[XML-SIG] DOM and non ascii element or attribute names

Martin v. Loewis martin@loewis.home.cs.tu-berlin.de
Fri, 29 Jun 2001 01:12:53 +0200


> >From my reading of the DOM L2 spec, it should be possible to create DOM
> nodes (elements or attributes) with non-ascii characters in their
> name. 4DOM seems to be preventing this, with 2 lines in Document.py :
> 
> #FIXME: should allow combining characters: fix when Python gets Unicode
> g_namePattern = re.compile('[a-zA-Z_:][\w\.\-_:]*\Z')
> 
> My unicode-fu is a bit too low right now to write a patch (it should
> improve soon), but I'll be glad to do some testing. 

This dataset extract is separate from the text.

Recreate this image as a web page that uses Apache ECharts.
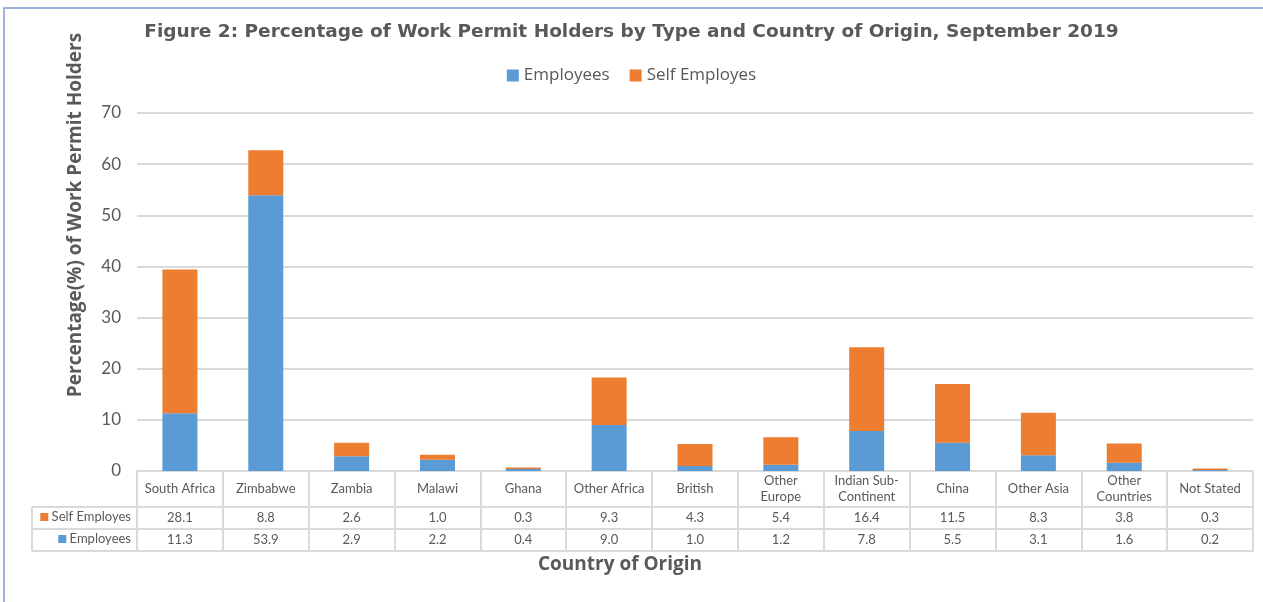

If you have the CVS version available, just try using

g_namePattern = xml.utils.characters.re_Name

Not sure what the \Z in the end is good for; it might be "more right"
to write

g_namePattern = re.compile(xml.utils.characters.Name + "\Z")

instead. The constants literally taken from the XML recommendation;
if there are problems wiht that, I'd like to know about them.

If you find this working, it would be a valuable contribution to find
all such regular expressions in 4DOM and replace them with the
xml.utils.characters equivalents. If you find anything missing there,
please let me know.

Regards,
Martin